Castaneda urges us to infer that Officer Perez pursued him (as in Garry), because the blue car that Castaneda stopped behind was 15 to 20 feet from Perez’s car, but Perez ended up closer to Castaneda, with just the width of the blue car between them. Regardless, the officer’s actions in Garry are distinguishable. In Garry, the officer walked “briskly,” for 35 feet, in just “two and a half, three seconds,” directly toward the defendant. (Garry, supra, 156 Cal.App.4th at p. 1111.) Perez merely walked a few feet in his direction and stopped where there was still an automobile between them. Moreover, the fact that the officer in Garry approached the defendant was just one of a number of factors leading to the conclusion that the defendant was detained. (Id. at pp. 1111-1112.) Neither the same factors nor any equivalent combination of circumstances are present in this case.
Under the totality of the circumstances, a reasonable person in Castaneda’s position would have believed that he was free to walk away when Officer Perez called his name and indicated her desire to speak with him.
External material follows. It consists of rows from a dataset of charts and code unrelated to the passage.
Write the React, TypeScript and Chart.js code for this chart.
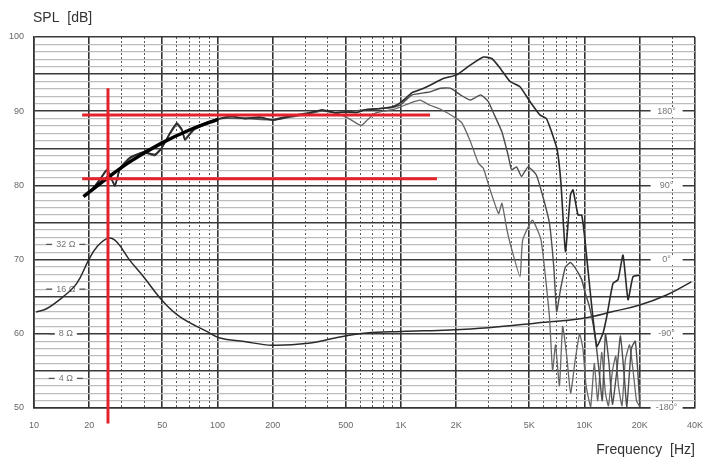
import React, { useEffect, useRef } from 'react';
import { Chart, registerables } from 'chart.js';

Chart.register(...registerables);

// ---- axes / ticks ----
const FREQ_MAJOR = [10, 20, 50, 100, 200, 500, 1000, 2000, 5000, 10000, 20000, 40000];
const FREQ_LABELS = ['10', '20', '50', '100', '200', '500', '1K', '2K', '5K', '10K', '20K', '40K'];
const FREQ_MINOR = [30, 40, 60, 70, 80, 90, 300, 400, 600, 700, 800, 900, 3000, 4000, 6000, 7000, 8000, 9000, 30000];
const DB_LABELS = [50, 60, 70, 80, 90, 100];
const PHASE_TICKS = [180, 90, 0, -90, -180];
const PHASE_LABELS = ['180°', '90°', '0°', '-90°', '-180°'];
const IMP_TICKS = [32, 16, 8, 4];
const IMP_LABELS = ['32 Ω', '16 Ω', '8 Ω', '4 Ω'];

// ---- on-axis SPL ----
const ON_AXIS_HZ = [21, 23, 25, 27.6, 29.4, 33.3, 39.5, 45.6, 49.6, 55, 60, 64, 66.5, 74, 87, 103, 120, 140, 170, 200, 250, 313, 370, 440, 500, 570, 640, 720, 800, 900, 1000, 1150, 1300, 1440, 1700, 2010, 2380, 2810, 3120, 3470, 3930, 4450, 5040, 5710, 6200, 6660, 7100, 7440, 7870, 8380, 8655, 9220, 9654, 10060, 10715, 11655, 12615, 13213, 14300, 15225, 16210, 17265, 18380, 20000];
const ON_AXIS_DB = [79.6, 80.9, 82.1, 79.9, 82.3, 83.7, 84.5, 84.1, 85.0, 87.0, 88.4, 87.5, 86.1, 87.5, 88.4, 89.0, 89.3, 89.0, 89.2, 88.8, 89.3, 89.7, 90.2, 89.8, 89.9, 89.8, 90.2, 90.3, 90.4, 90.6, 91.2, 92.5, 93.0, 93.5, 94.4, 94.9, 96.2, 97.3, 97.1, 95.8, 94.0, 93.3, 91.3, 89.5, 89.0, 87.0, 84.8, 80.3, 71.1, 78.7, 79.4, 76.0, 76.0, 72.6, 65.9, 58.3, 60.1, 62.3, 66.8, 67.3, 70.6, 64.6, 67.7, 67.9];

// ---- 30° off-axis SPL ----
const OFF30_HZ = [21, 23, 25, 27.6, 29.4, 33.3, 39.5, 45.6, 49.6, 55, 60, 64, 66.5, 74, 87, 103, 140, 200, 250, 313, 370, 440, 500, 640, 800, 900, 1000, 1150, 1440, 1635, 1855, 2106, 2390, 2713, 2990, 3172, 3548, 3850, 4005, 4260, 4535, 4922, 5460, 5930, 6440, 6800, 7050, 7400, 7870, 8380, 8900, 9650, 10060, 10600, 11400, 12000, 12500, 13000, 13600, 14200, 15000, 15700, 16500, 17000, 18000, 18900, 19500, 20000];
const OFF30_DB = [79.7, 80.8, 82.0, 80.1, 82.2, 83.6, 84.5, 84.2, 85.1, 86.9, 88.2, 87.4, 86.3, 87.6, 88.5, 89.0, 89.1, 88.9, 89.4, 89.8, 90.1, 89.8, 89.9, 90.2, 90.4, 90.5, 90.9, 92.2, 92.6, 93.1, 93.1, 92.2, 91.5, 92.2, 91.3, 89.9, 87.2, 83.9, 82.1, 82.5, 81.2, 82.5, 81.4, 78.5, 74.9, 69.0, 63.0, 66.0, 69.0, 69.6, 68.9, 67.3, 65.6, 63.8, 59.9, 55.0, 51.0, 60.0, 56.0, 50.5, 55.0, 59.7, 54.0, 50.2, 58.0, 59.0, 55.0, 50.5];

// ---- 60° off-axis SPL ----
const OFF60_HZ = [21, 23, 25, 27.6, 29.4, 33.3, 39.5, 45.6, 49.6, 55, 60, 64, 66.5, 74, 87, 103, 140, 200, 250, 313, 370, 450, 520, 570, 611, 660, 720, 800, 900, 1000, 1120, 1270, 1440, 1635, 2010, 2150, 2390, 2640, 2810, 3060, 3400, 3548, 3780, 3930, 4450, 4600, 5200, 5800, 6440, 6700, 6950, 7300, 7600, 8000, 8400, 8900, 9400, 9800, 10200, 10800, 11300, 11800, 12400, 13000, 13500, 14200, 14800, 15300, 16000, 16700, 17600, 18400, 19200, 20000];
const OFF60_DB = [79.5, 80.9, 82.2, 80.0, 82.3, 83.8, 84.4, 84.0, 85.0, 87.1, 88.3, 87.6, 86.2, 87.4, 88.3, 89.0, 89.0, 88.8, 89.2, 89.6, 90.0, 89.7, 89.0, 88.4, 88.1, 88.9, 89.7, 90.0, 90.2, 90.6, 91.1, 91.5, 90.8, 90.3, 89.0, 88.4, 85.9, 83.0, 82.3, 79.4, 76.2, 77.6, 74.0, 72.2, 67.7, 72.6, 75.3, 72.6, 62.3, 55.0, 58.5, 53.0, 61.0, 57.0, 52.0, 56.5, 60.0, 58.0, 53.0, 50.2, 56.0, 51.0, 57.5, 52.0, 50.3, 55.0, 57.0, 53.0, 50.3, 56.5, 58.5, 55.0, 51.0, 50.2];

// ---- impedance ----
const IMP_HZ = [10.25, 11.7, 14.4, 17.1, 19.8, 22.0, 25.4, 28.2, 33.3, 39.5, 50.8, 62.5, 87.4, 103, 140, 198, 313, 437, 648, 1000, 1850, 3000, 5260, 9870, 14300, 20000, 28000, 38200];
const IMP_OHM = [11.2, 11.8, 14.2, 17.5, 25.0, 30.8, 35.3, 33.4, 25.0, 19.4, 13.1, 10.4, 8.3, 7.5, 7.1, 6.7, 6.9, 7.5, 8.1, 8.3, 8.5, 8.8, 9.4, 10.2, 11.3, 12.5, 14.6, 17.9];

// ---- hand-drawn annotations ----
const HAND_HZ = [18.6, 25.4, 33.4, 49.6, 70.8, 100.6];
const HAND_DB = [78.5, 81.1, 83.2, 85.7, 87.5, 88.9];
const RED_UPPER_HZ = [18.3, 1440];
const RED_UPPER_DB = [89.5, 89.5];
const RED_LOWER_HZ = [18.3, 1570];
const RED_LOWER_DB = [80.9, 80.9];
const RED_VERT_HZ = [25.3, 25.3];
const RED_VERT_DB = [93.1, 47.9];

const FONT = '"Liberation Sans", Arial, Helvetica, sans-serif';

const pts = (xs: number[], ys: number[]) => xs.map((x, i) => ({ x, y: ys[i] }));

const overlay = {
  id: 'overlay',
  beforeDatasetsDraw(chart: any) {
    const { ctx, scales } = chart;
    const xs = scales.x;
    const yP = scales.yPhase;
    const yZ = scales.yZ;
    ctx.save();
    ctx.font = `9px ${FONT}`;
    ctx.textBaseline = 'middle';
    ctx.textAlign = 'center';
    // phase labels (right side, inside plot)
    const px = xs.getPixelForValue(28000);
    PHASE_TICKS.forEach((v, i) => {
      const py = yP.getPixelForValue(v);
      ctx.fillStyle = '#fff';
      ctx.fillRect(px - 16, py - 3.5, 32, 7);
      ctx.fillStyle = '#777';
      ctx.fillText(PHASE_LABELS[i], px, py);
    });
    // impedance labels (left side, inside plot)
    const zx = xs.getPixelForValue(14.9);
    IMP_TICKS.forEach((v, i) => {
      const py = yZ.getPixelForValue(v);
      const w = ctx.measureText(IMP_LABELS[i]).width;
      ctx.fillStyle = '#fff';
      ctx.fillRect(zx - w / 2 - 4, py - 4, w + 8, 8);
      ctx.strokeStyle = '#555';
      ctx.lineWidth = 1.2;
      ctx.beginPath();
      ctx.moveTo(zx - w / 2 - 10, py);
      ctx.lineTo(zx - w / 2 - 4, py);
      ctx.moveTo(zx + w / 2 + 4, py);
      ctx.lineTo(zx + w / 2 + 10, py);
      ctx.stroke();
      ctx.fillStyle = '#777';
      ctx.fillText(IMP_LABELS[i], zx, py);
    });
    ctx.restore();
  },
  afterDraw(chart: any) {
    const { ctx } = chart;
    ctx.save();
    ctx.font = `14px ${FONT}`;
    ctx.fillStyle = '#333';
    ctx.textAlign = 'left';
    ctx.textBaseline = 'middle';
    ctx.fillText('SPL  [dB]', 33, 18);
    ctx.restore();
  },
};

export default function App() {
  const ref = useRef<HTMLCanvasElement>(null);

  useEffect(() => {
    if (!ref.current) return;
    Chart.defaults.font.family = FONT;
    const line = (data: any, color: string, width: number, order: number, extra: any = {}) => ({
      data,
      borderColor: color,
      backgroundColor: color,
      borderWidth: width,
      pointRadius: 0,
      fill: false,
      order,
      xAxisID: 'x',
      yAxisID: 'y',
      ...extra,
    });
    const chart = new Chart(ref.current, {
      type: 'line',
      data: {
        datasets: [
          line(pts(RED_UPPER_HZ, RED_UPPER_DB), '#e3222b', 3, 0),
          line(pts(RED_LOWER_HZ, RED_LOWER_DB), '#e3222b', 3, 0),
          line(pts(RED_VERT_HZ, RED_VERT_DB), '#e3222b', 3, 0, { clip: false }),
          line(pts(HAND_HZ, HAND_DB), '#000', 3.5, 1, { cubicInterpolationMode: 'monotone' }),
          line(pts(ON_AXIS_HZ, ON_AXIS_DB), '#2a2a2a', 1.6, 2, { tension: 0.15 }),
          line(pts(OFF30_HZ, OFF30_DB), '#4c4c4c', 1.4, 3, { tension: 0.15 }),
          line(pts(OFF60_HZ, OFF60_DB), '#666', 1.3, 4, { tension: 0.15 }),
          line(pts(IMP_HZ, IMP_OHM), '#2b2b2b', 1.5, 5, { yAxisID: 'yZ', tension: 0.4 }),
        ] as any,
      },
      options: {
        animation: false,
        responsive: false,
        maintainAspectRatio: false,
        layout: { padding: { top: 37, right: 23, bottom: 0, left: 0 } },
        plugins: { legend: { display: false }, tooltip: { enabled: false }, title: { display: false } },
        scales: {
          x: {
            type: 'logarithmic',
            position: 'bottom',
            min: 10,
            max: 40000,
            weight: 1,
            afterBuildTicks: (s: any) => {
              s.ticks = FREQ_MAJOR.map((v) => ({ value: v }));
            },
            afterFit: (s: any) => {
              s.height = 66;
              s.paddingLeft = 0;
              s.paddingRight = 0;
            },
            grid: { color: '#333', lineWidth: 1.6, drawTicks: false },
            border: { color: '#333', width: 1.6 },
            ticks: {
              autoSkip: false,
              maxRotation: 0,
              padding: 12,
              color: '#666',
              font: { size: 9 },
              callback: (v: any) => {
                const i = FREQ_MAJOR.indexOf(Number(v));
                return i >= 0 ? FREQ_LABELS[i] : '';
              },
            },
            title: {
              display: true,
              text: 'Frequency  [Hz]',
              align: 'end',
              color: '#333',
              font: { size: 14 },
              padding: { top: 0, bottom: 15 },
            },
          },
          xMinor: {
            type: 'logarithmic',
            position: 'bottom',
            min: 10,
            max: 40000,
            weight: 0,
            afterBuildTicks: (s: any) => {
              s.ticks = FREQ_MINOR.map((v) => ({ value: v }));
            },
            afterFit: (s: any) => {
              s.height = 0;
              s.paddingLeft = 0;
              s.paddingRight = 0;
            },
            grid: { color: '#555', lineWidth: 1, drawTicks: false },
            border: { display: false, dash: [2, 2] },
            ticks: { display: false },
          },
          y: {
            type: 'linear',
            position: 'left',
            min: 50,
            max: 100,
            weight: 1,
            afterBuildTicks: (s: any) => {
              const t: any[] = [];
              for (let v = 50; v <= 100; v++) t.push({ value: v });
              s.ticks = t;
            },
            afterFit: (s: any) => {
              s.width = 34;
            },
            grid: {
              color: (c: any) => (c.tick && c.tick.value % 5 === 0 ? '#3a3a3a' : '#bdbdbd'),
              lineWidth: (c: any) => (c.tick && c.tick.value % 5 === 0 ? 1.6 : 1.2),
              drawTicks: false,
            },
            border: { color: '#333', width: 1.6 },
            ticks: {
              autoSkip: false,
              padding: 10,
              color: '#666',
              font: { size: 9 },
              callback: (v: any) => (DB_LABELS.includes(Number(v)) ? String(v) : ''),
            },
          },
          yZ: {
            type: 'logarithmic',
            display: false,
            position: 'left',
            min: 8 / Math.sqrt(10),
            max: 800,
          },
          yPhase: {
            type: 'linear',
            display: false,
            position: 'right',
            min: -180,
            max: 270,
          },
        } as any,
      },
      plugins: [overlay],
    } as any);
    return () => chart.destroy();
  }, []);

  return (
    <div style={{ position: 'absolute', left: 0, top: 0, width: 718, height: 474, background: '#fff' }}>
      <canvas ref={ref} width={718} height={474} style={{ display: 'block', width: 718, height: 474 }} />
    </div>
  );
}
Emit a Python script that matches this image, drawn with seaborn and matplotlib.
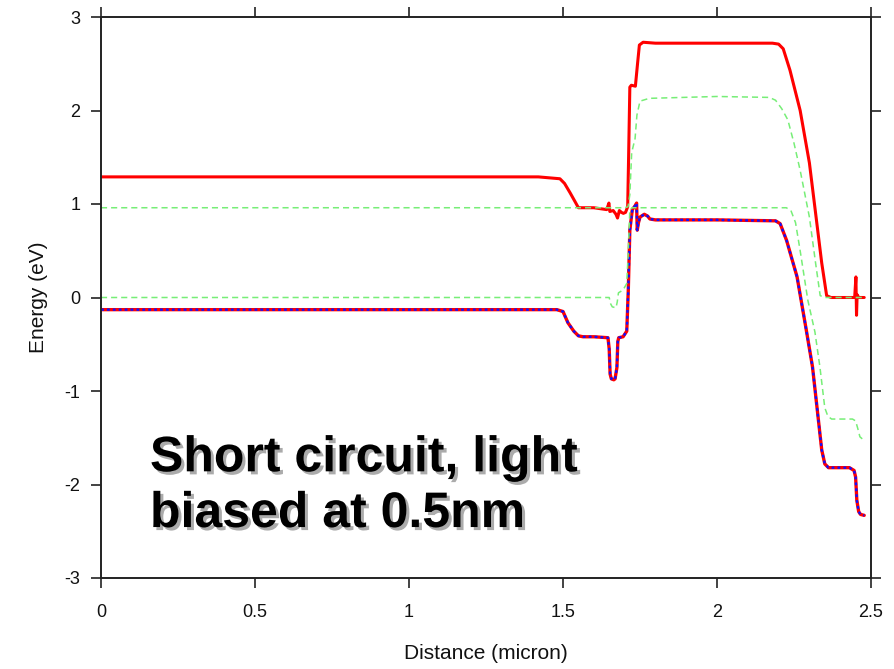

There was no detention under the Fourth Amendment at that point, and the record discloses no detention until Perez ordered Castaneda to raise his hands -- after Castaneda had ducked down behind the blue car. Whether this detention was lawful, we address next.
B. Reasonable Suspicion
“[A]n officer may, consistent with the Fourth Amendment, conduct a brief, investigatory stop when the officer has a reasonable, articulable suspicion that criminal activity is afoot. [Citation.]” (Illinois v. Wardlow (2000) 528 U.S. 119, 123.)
Once Castaneda ducked behind the parked car, Officer Perez had a reasonable suspicion under the circumstances that he was engaged in criminal activity, or, as the officer feared, was drawing a weapon and imperiling the officer’s safety. The detention of Castaneda at that point was justified under the Fourth Amendment, and Castaneda does not argue to the contrary.
Nor does Castaneda challenge the legality of the subsequent pat search or the search of his pockets, which, as the magistrate found, were made after obtaining Castaneda’s consent. Castaneda fails to establish error in the denial of his motion to suppress.
III. DISPOSITION
The judgment is affirmed.
We concur. JONES, P. J. REARDON, J.
Judge of the Superior Court of Alameda County, assigned by the Chief Justice pursuant to article VI, section 6 of the California Constitution.